Using the data below, return word for word every line from the one holding "Recreate this image" down to the one holding "const ORIGINS_X = [36, 658];". Leave pictures out.

-- START OF RECORDS FOR PROCESSING --

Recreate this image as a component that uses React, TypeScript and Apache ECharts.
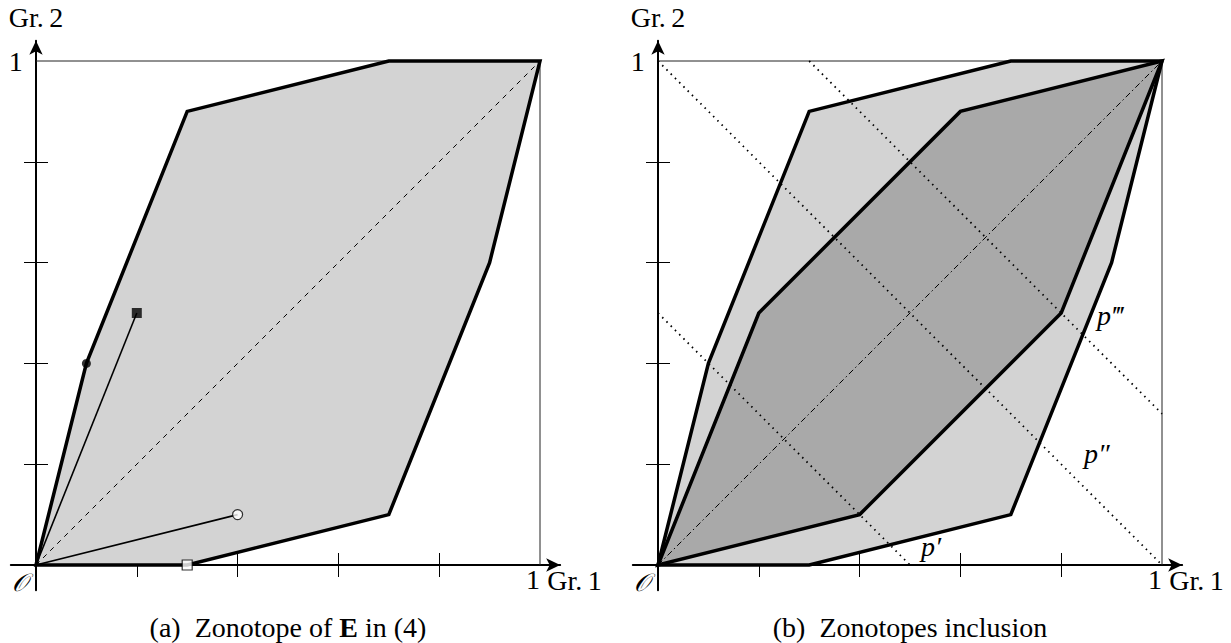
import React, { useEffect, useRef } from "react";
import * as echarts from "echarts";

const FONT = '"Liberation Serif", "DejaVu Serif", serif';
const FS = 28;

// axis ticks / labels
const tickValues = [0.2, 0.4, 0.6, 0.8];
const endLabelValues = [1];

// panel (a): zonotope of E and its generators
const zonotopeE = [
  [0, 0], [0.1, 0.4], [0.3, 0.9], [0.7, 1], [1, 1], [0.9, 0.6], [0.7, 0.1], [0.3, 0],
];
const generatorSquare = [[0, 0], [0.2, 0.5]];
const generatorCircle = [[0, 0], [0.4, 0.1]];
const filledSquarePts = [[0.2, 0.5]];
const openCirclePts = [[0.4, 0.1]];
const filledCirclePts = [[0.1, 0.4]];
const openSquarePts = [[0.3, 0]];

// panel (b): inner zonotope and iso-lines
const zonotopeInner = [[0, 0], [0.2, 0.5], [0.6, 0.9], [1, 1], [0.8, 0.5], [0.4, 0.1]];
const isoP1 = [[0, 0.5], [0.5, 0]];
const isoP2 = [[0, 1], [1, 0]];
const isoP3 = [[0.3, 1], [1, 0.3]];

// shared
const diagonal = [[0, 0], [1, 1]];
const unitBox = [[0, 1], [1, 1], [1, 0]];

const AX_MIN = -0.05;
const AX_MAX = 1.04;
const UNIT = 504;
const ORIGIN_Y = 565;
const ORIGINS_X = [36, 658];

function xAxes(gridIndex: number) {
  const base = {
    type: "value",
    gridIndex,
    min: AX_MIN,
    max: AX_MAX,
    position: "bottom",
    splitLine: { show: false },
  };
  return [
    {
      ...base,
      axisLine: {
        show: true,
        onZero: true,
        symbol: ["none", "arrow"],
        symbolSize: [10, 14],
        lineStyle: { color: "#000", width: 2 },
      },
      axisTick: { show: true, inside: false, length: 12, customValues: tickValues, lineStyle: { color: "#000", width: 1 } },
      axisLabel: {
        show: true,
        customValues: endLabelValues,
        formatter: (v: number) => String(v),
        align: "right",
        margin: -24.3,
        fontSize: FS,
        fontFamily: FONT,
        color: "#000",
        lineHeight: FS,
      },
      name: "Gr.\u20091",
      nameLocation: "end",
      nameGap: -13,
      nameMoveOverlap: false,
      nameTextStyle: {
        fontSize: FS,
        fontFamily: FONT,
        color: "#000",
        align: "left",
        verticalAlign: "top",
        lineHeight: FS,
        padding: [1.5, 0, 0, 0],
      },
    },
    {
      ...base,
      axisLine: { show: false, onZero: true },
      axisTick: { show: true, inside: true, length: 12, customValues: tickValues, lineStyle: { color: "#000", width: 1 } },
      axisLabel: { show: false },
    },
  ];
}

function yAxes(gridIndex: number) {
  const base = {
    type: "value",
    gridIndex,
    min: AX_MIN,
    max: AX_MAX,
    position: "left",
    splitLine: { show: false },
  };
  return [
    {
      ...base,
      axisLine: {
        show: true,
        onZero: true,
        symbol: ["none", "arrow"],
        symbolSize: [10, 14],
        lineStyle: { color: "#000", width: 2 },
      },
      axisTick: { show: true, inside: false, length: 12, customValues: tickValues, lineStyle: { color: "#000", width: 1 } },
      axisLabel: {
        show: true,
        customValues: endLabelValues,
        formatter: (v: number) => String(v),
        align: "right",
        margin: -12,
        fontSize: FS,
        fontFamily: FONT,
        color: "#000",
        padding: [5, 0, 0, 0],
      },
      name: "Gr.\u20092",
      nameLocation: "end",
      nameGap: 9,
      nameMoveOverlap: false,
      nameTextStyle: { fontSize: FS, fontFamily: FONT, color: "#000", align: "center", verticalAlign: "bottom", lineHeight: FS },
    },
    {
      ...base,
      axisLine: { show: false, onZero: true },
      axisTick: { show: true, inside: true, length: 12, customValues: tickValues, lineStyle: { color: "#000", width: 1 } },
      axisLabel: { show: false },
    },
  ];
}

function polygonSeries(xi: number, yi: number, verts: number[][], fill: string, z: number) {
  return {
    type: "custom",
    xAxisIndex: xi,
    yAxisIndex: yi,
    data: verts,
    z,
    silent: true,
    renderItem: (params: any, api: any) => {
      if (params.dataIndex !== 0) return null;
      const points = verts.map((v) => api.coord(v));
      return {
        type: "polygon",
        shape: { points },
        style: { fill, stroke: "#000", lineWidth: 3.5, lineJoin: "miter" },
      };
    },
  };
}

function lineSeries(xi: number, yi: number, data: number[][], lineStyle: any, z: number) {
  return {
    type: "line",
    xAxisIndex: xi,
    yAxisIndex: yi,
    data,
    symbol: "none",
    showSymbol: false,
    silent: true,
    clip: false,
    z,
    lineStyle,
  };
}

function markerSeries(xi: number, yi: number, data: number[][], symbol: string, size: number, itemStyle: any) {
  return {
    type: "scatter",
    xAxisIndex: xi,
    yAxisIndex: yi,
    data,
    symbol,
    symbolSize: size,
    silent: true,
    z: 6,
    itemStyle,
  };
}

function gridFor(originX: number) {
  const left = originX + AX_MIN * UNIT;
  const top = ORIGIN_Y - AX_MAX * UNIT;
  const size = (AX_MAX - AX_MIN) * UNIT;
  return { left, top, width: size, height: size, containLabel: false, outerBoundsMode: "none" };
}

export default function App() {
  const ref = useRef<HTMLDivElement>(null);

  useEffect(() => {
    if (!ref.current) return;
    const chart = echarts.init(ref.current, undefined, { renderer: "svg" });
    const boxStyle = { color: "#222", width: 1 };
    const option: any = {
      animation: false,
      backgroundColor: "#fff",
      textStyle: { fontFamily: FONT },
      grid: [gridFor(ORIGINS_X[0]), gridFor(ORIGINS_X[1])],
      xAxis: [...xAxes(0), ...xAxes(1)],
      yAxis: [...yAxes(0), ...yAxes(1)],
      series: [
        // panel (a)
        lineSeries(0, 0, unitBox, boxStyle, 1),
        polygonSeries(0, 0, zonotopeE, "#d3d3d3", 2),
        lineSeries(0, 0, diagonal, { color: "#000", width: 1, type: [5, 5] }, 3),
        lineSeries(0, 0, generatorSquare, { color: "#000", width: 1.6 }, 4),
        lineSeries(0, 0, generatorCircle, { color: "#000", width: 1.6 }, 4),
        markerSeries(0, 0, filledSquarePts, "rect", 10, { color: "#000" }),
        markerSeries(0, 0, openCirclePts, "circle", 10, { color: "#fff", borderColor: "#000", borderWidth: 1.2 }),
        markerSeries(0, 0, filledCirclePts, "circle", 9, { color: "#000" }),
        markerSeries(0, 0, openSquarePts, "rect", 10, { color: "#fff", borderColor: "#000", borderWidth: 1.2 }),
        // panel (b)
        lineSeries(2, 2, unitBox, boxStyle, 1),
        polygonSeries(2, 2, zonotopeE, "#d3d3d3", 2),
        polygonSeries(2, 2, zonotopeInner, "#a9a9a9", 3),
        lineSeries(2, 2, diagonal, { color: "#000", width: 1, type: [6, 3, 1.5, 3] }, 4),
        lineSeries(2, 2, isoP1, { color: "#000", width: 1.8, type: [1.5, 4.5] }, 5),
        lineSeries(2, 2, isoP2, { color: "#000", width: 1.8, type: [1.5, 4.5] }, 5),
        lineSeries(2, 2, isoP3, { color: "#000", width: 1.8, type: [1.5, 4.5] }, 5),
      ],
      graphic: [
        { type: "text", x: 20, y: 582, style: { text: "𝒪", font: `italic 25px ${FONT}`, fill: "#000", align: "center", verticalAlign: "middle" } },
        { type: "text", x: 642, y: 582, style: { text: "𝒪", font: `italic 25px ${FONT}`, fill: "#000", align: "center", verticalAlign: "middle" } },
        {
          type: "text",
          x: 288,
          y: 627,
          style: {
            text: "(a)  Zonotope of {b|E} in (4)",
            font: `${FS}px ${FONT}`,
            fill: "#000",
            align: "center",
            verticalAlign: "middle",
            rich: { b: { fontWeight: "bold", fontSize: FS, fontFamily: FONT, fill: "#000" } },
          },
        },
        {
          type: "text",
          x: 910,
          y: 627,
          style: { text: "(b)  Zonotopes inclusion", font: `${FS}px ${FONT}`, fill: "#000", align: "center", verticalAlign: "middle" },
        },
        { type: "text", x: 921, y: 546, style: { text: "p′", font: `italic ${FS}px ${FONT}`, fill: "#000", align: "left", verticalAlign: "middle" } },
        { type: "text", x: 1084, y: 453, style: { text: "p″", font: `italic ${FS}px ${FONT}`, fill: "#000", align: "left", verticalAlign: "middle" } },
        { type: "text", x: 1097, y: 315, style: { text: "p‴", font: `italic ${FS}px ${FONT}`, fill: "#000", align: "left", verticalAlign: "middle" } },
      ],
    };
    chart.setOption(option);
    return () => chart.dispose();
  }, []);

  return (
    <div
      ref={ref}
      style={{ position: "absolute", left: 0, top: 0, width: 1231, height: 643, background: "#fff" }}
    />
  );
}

-- END OF RECORDS FOR PROCESSING --
-- START OF RECORDS FOR PROCESSING --

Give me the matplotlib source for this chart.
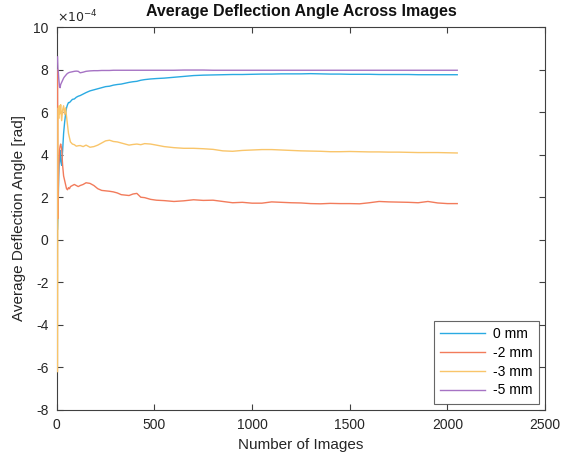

-- END OF RECORDS FOR PROCESSING --

## CORRECT OUTPUT
Recreate this image as a component that uses React, TypeScript and Apache ECharts.
import React, { useEffect, useRef } from "react";
import * as echarts from "echarts";

const FONT = '"Liberation Serif", "DejaVu Serif", serif';
const FS = 28;

// axis ticks / labels
const tickValues = [0.2, 0.4, 0.6, 0.8];
const endLabelValues = [1];

// panel (a): zonotope of E and its generators
const zonotopeE = [
  [0, 0], [0.1, 0.4], [0.3, 0.9], [0.7, 1], [1, 1], [0.9, 0.6], [0.7, 0.1], [0.3, 0],
];
const generatorSquare = [[0, 0], [0.2, 0.5]];
const generatorCircle = [[0, 0], [0.4, 0.1]];
const filledSquarePts = [[0.2, 0.5]];
const openCirclePts = [[0.4, 0.1]];
const filledCirclePts = [[0.1, 0.4]];
const openSquarePts = [[0.3, 0]];

// panel (b): inner zonotope and iso-lines
const zonotopeInner = [[0, 0], [0.2, 0.5], [0.6, 0.9], [1, 1], [0.8, 0.5], [0.4, 0.1]];
const isoP1 = [[0, 0.5], [0.5, 0]];
const isoP2 = [[0, 1], [1, 0]];
const isoP3 = [[0.3, 1], [1, 0.3]];

// shared
const diagonal = [[0, 0], [1, 1]];
const unitBox = [[0, 1], [1, 1], [1, 0]];

const AX_MIN = -0.05;
const AX_MAX = 1.04;
const UNIT = 504;
const ORIGIN_Y = 565;
const ORIGINS_X = [36, 658];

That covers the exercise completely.